歩いていてもよいけれど、あんまり治安は良くないところ。

視界に入った前方の少年少女たちを見て、直感的に「近づいたらいかんタイプの人だ」と思った。この辺はシンナーを吸っている子供たちがたくさんいると聞いている。あの口もとのペットボトルが、多分そう。

ものが多くてごちゃごちゃした歩道でも、広ささえあれば逃げ場がある。ちょっと方向転換して歩道のお店が立ち並ぶ方に、彼らを避けて歩こうとした。ら。

「ナイ(おいでよ)!!!!!」

と少女に後ろから思いっきり叫ばれてビクッとした。でも、経験から知っている。この国で大声かけられて狼狽えると彼らの思うツボで笑われること。何か知らんけど、すれ違い様に叫んで驚かすことを楽しむ悪趣味な人がちょいちょいいる。

ビクッとしたけどそのまま足早に通り過ぎようとしたとき、ちょうど目の前にあったどっかの施設の警備員のおじちゃんに言われた。

'Don't be afraid.'

…私がお小言言われるんかい。


本当に彼が言いたかったのは「怖がらなくていいよ」なのかもしれないんだけど、私がこう受け取ったのは過去にも似たようなことが何回かあったからだ。


例えば、ディレダワでチクングニア熱が流行った頃のこと。「チクングニア」という音の響きから中国由来の病気だと思っている人がいて(実際はモザンビークあたり)、道歩いてるときに「チクングニア!!」と呼ばれるようになった。

「チャイナ」はまだ挨拶のつもりかなと思えるんだけど(言い方にもよる)、病気の名前で呼ぶのは明確な悪意だよね?となかなか消耗した。

一人で抱え込むのもよくないかと思って同僚に相談した。職場の若手会計担当、英語が上手くてシティボーイの雰囲気をまとい割と親身になってくれる同僚に。

そしたら横からその話を聞いていた別の同僚に「そんなの日常茶飯事だからキミが強くなれ」と割り込まれた。

いいの?相手に不快な言葉投げられて我慢するのは私なの?その状況を許してこのまま皆がそれし続けてもいいの?

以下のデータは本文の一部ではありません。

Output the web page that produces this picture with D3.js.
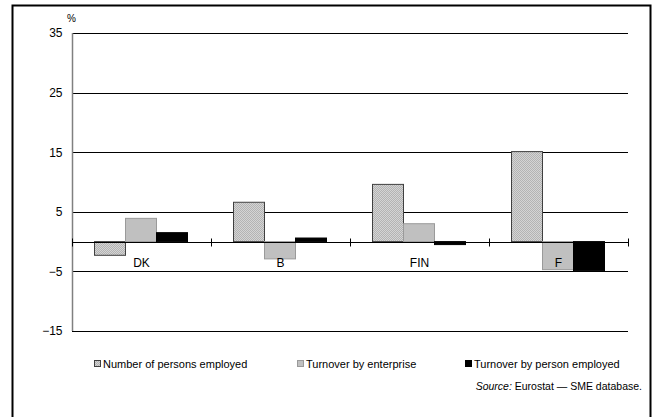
<!DOCTYPE html>
<html><head><meta charset="utf-8">
<script src="https://cdn.jsdelivr.net/npm/d3@7"></script>
<style>body{margin:0;background:#fff}svg{display:block;font-family:"Liberation Sans",Arial,sans-serif}</style>
</head><body>
<script>
const categories = ["DK", "B", "FIN", "F"];
const seriesNames = ["Number of persons employed", "Turnover by enterprise", "Turnover by person employed"];
const employed = [-2.3, 6.6, 9.6, 15.1];
const turnoverEnterprise = [3.9, -2.9, 3.0, -4.7];
const turnoverPerson = [1.5, 0.6, -0.5, -4.9];
const yTicks = [35, 25, 15, 5, -5, -15];

const W = 659, H = 417;
const svg = d3.select("body").append("svg").attr("width", W).attr("height", H);
const defs = svg.append("defs");
const pat = defs.append("pattern").attr("id","hatch").attr("patternUnits","userSpaceOnUse")
  .attr("width",2).attr("height",2);
pat.append("rect").attr("width",2).attr("height",2).attr("fill","#d4d4d4");
pat.append("path").attr("d","M-0.5,0.5 l1,-1 M0,2 l2,-2 M1.5,2.5 l1,-1").attr("stroke","#9c9c9c").attr("stroke-width",0.6);

// outer frame
svg.append("rect").attr("x",12.5).attr("y",5.5).attr("width",638).attr("height",420)
  .attr("fill","none").attr("stroke","#000").attr("stroke-width",2);

const x0 = 72, x1 = 628;
const y = d3.scaleLinear().domain([-15, 35]).range([331, 33]);
const x = d3.scaleBand().domain(categories).range([x0, x1]).paddingInner(0).paddingOuter(0);
const xs = d3.scaleBand().domain(seriesNames).range([22, 115]);

// gridlines
svg.append("g").selectAll("line").data(yTicks).join("line")
  .attr("x1", x0).attr("x2", x1).attr("y1", d=>Math.round(y(d))+0.5).attr("y2", d=>Math.round(y(d))+0.5)
  .attr("stroke","#000").attr("stroke-width",1);

// y axis
const yAxis = d3.axisLeft(y).tickValues(yTicks).tickSize(0).tickPadding(10);
const ga = svg.append("g").attr("transform",`translate(${x0+0.5},0)`).call(yAxis);
ga.select(".domain").attr("stroke","#808080").attr("stroke-width",1.5).attr("d",`M0,${y(35)}V${y(-15)}`);
ga.selectAll("text").attr("font-size",12).attr("fill","#000").attr("font-family","Liberation Sans, Arial, sans-serif");
svg.append("text").attr("x",67).attr("y",22).attr("font-size",10).text("%");

// bars
const data = categories.map((c,i)=>({c, vals:[employed[i], turnoverEnterprise[i], turnoverPerson[i]]}));
const fills = ["url(#hatch)", "#c0c0c0", "#000"];
const strokes = ["#404040", "#9a9a9a", "#000"];
const g = svg.append("g").selectAll("g").data(data).join("g").attr("transform", d=>`translate(${x(d.c)},0)`);
g.selectAll("rect").data(d=>d.vals.map((v,j)=>({v,j}))).join("rect")
  .attr("x", d=>xs(seriesNames[d.j])+0.5)
  .attr("width", xs.bandwidth())
  .attr("y", d=>Math.min(y(d.v), y(0)))
  .attr("height", d=>Math.abs(y(d.v)-y(0)))
  .attr("fill", d=>fills[d.j]).attr("stroke", d=>strokes[d.j]).attr("stroke-width",1);

// zero axis with ticks
const y0 = Math.round(y(0))+0.5;
svg.append("line").attr("x1",x0).attr("x2",x1).attr("y1",y0).attr("y2",y0).attr("stroke","#000");
const xAxis = d3.axisBottom(x).tickSize(0);
svg.append("g").selectAll("line").data(d3.range(categories.length+1)).join("line")
  .attr("x1", i=>Math.round(x0 + i*x.bandwidth())+0.5).attr("x2", i=>Math.round(x0 + i*x.bandwidth())+0.5)
  .attr("y1", y0-4).attr("y2", y0+4).attr("stroke","#000");
const gx = svg.append("g").attr("transform",`translate(0,${y0})`).call(xAxis);
gx.select(".domain").remove();
gx.selectAll("text").attr("dy",0).attr("y",24).attr("font-size",12).attr("fill","#000")
  .attr("font-family","Liberation Sans, Arial, sans-serif");

// legend
const legX = [94, 297, 465];
const lg = svg.append("g").selectAll("g").data(seriesNames).join("g")
  .attr("transform",(d,i)=>`translate(${legX[i]},360)`);
lg.append("rect").attr("x",0.5).attr("y",0.5).attr("width",6).attr("height",6)
  .attr("fill",(d,i)=>fills[i]).attr("stroke",(d,i)=>strokes[i]);
lg.append("text").attr("x",9).attr("y",8).attr("font-size",11).text(d=>d);

// source
const src = svg.append("text").attr("x",642).attr("y",390).attr("text-anchor","end").attr("font-size",10.5);
src.append("tspan").attr("font-style","italic").text("Source:");
src.append("tspan").text(" Eurostat — SME database.");
</script>
</body></html>
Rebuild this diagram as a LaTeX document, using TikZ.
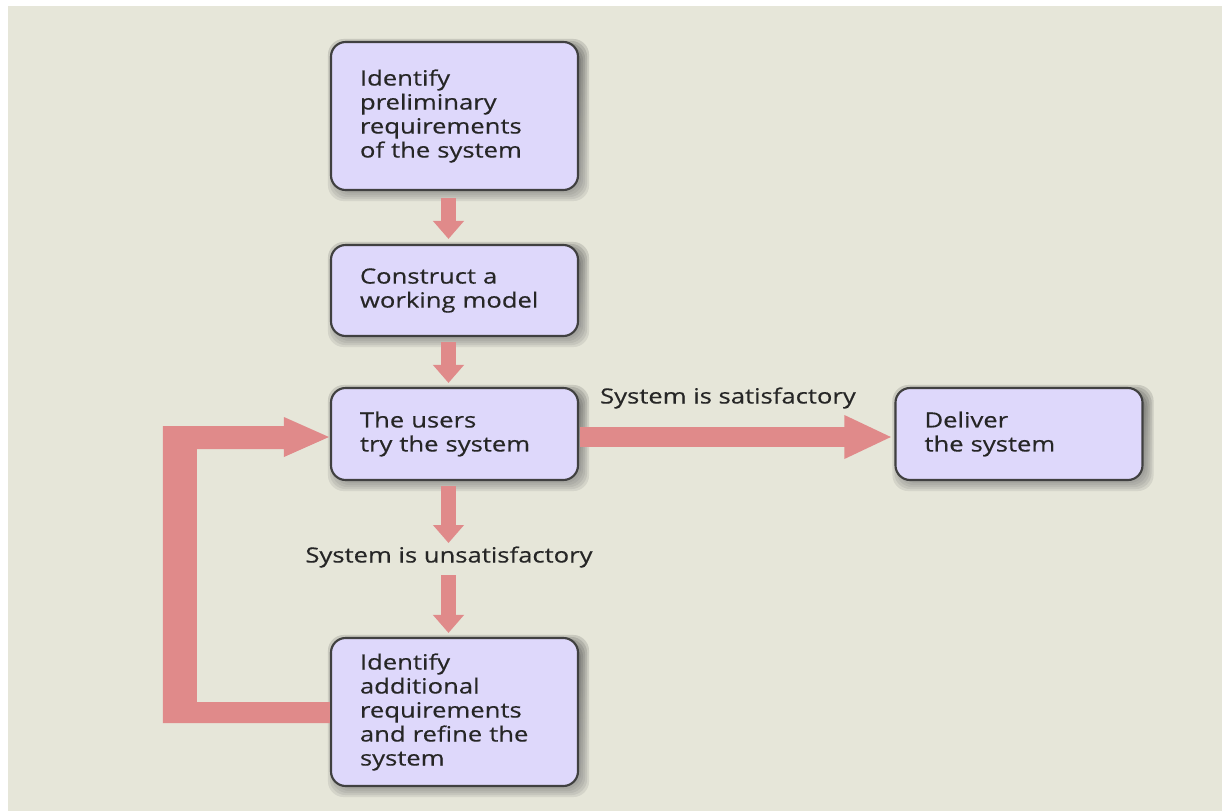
\documentclass[tikz,border=0pt]{standalone}
\usepackage{fontspec}
\setmainfont{Open Sans}[FakeStretch=1.22, FakeBold=0.4]
\usetikzlibrary{arrows.meta,calc,backgrounds}

\definecolor{paper}{HTML}{E6E6D9}
\definecolor{boxfill}{HTML}{DED8FB}
\definecolor{boxline}{HTML}{404040}
\definecolor{flow}{HTML}{E08A8A}
\definecolor{ink}{HTML}{262626}
\definecolor{shade}{HTML}{9A9E6A}

\begin{document}
\begin{tikzpicture}[x=0.75pt,y=-0.75pt,
  stepbox/.style={draw=boxline, line width=1.6pt, fill=boxfill,
    rounded corners=11pt, text width=141.75pt, align=left,
    inner xsep=21.75pt, inner ysep=0pt, text=ink,
    font=\fontsize{15.75pt}{18pt}\selectfont},
  lbl/.style={inner sep=0pt, text=ink, font=\fontsize{15.75pt}{18pt}\selectfont},
  smallflow/.style={draw=flow, line width=11.25pt,
    -{Triangle[width=22.5pt,length=13.5pt]}},
  bigflow/.style={draw=flow, line width=15pt,
    -{Triangle[width=30pt,length=36pt]}}]

\useasboundingbox (0,0) rectangle (1222,811);

% process steps
\node[stepbox, minimum height=111pt]   (b1) at (454.5,116)
  {Identify\\preliminary\\requirements\\of the system};
\node[stepbox, minimum height=68.25pt] (b2) at (454.5,290.5)
  {Construct a\\working model};
\node[stepbox, minimum height=69pt]    (b3) at (454.5,434)
  {The users\\try the system};
\node[stepbox, minimum height=69pt]    (b4) at (1019,434)
  {Deliver\\the system};
\node[stepbox, minimum height=111pt]   (b5) at (454.5,712)
  {Identify\\additional\\requirements\\and refine the\\system};

% outcome labels
\node[lbl] (ls) at (728,398) {System is satisfactory};
\node[lbl] (lu) at (449,557) {System is unsatisfactory};

% forward flow
\draw[smallflow] ($(b1.south)+(-6,7)$) -- ($(b1.south |- b2.north)+(-6,-5)$);
\draw[smallflow] ($(b2.south)+(-6,5)$) -- ($(b2.south |- b3.north)+(-6,-4)$);
\draw[smallflow] ($(b3.south)+(-6,5)$) -- ($(b3.south |- lu.center)+(-6,-14)$);
\draw[smallflow] ($(b3.south |- lu.center)+(-6,18)$) -- ($(b3.south |- b5.north)+(-6,-4)$);
\draw[bigflow] ($(b3.east)+(1,3)$) -- ($(b3.east -| b4.west)+(-2,3)$);

% feedback loop from refinement back to the trial
\fill[flow] ($(b5.west)+(0,-10)$) -- ($(b5.west)+(-133,-10)$)
  -- ($(b3.west)+(-133,15)$) -- ($(b3.west)+(-46,15)$)
  -- ($(b3.west)+(-46,23)$) -- ($(b3.west)+(-1,3)$)
  -- ($(b3.west)+(-46,-17)$) -- ($(b3.west)+(-46,-8)$)
  -- ($(b3.west)+(-167,-8)$) -- ($(b5.west)+(-167,11)$)
  -- ($(b5.west)+(0,11)$) -- cycle;

\begin{scope}[on background layer]
  \fill[white] (0,0) rectangle (1222,811);
  \fill[paper] (8,6) rectangle (1222,811);
  % soft drop shadows
  \foreach \b in {b1,b2,b3,b4,b5}{
    \foreach \s in {0,2,4,6,8}{
      \fill[shade, opacity=0.09, rounded corners=12pt]
        ($(\b.north west)+(6-\s,6-\s)$) rectangle ($(\b.south east)+(2+\s,2+\s)$);
    }
  }
\end{scope}
\end{tikzpicture}
\end{document}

そう思った私が「はぁ?」と言って口喧嘩になりました。


事務所のナショナルスタッフさんが言うには、彼らは理不尽な状況でも文句を言わないように育っている、らしい。
そういうところも、社会主義の名残なんだろうか。

なんで私が、と思うんだけど、同じ思いをした回数が増えると「あ、本当に皆そう思ってるんだ…」と感心すら、する。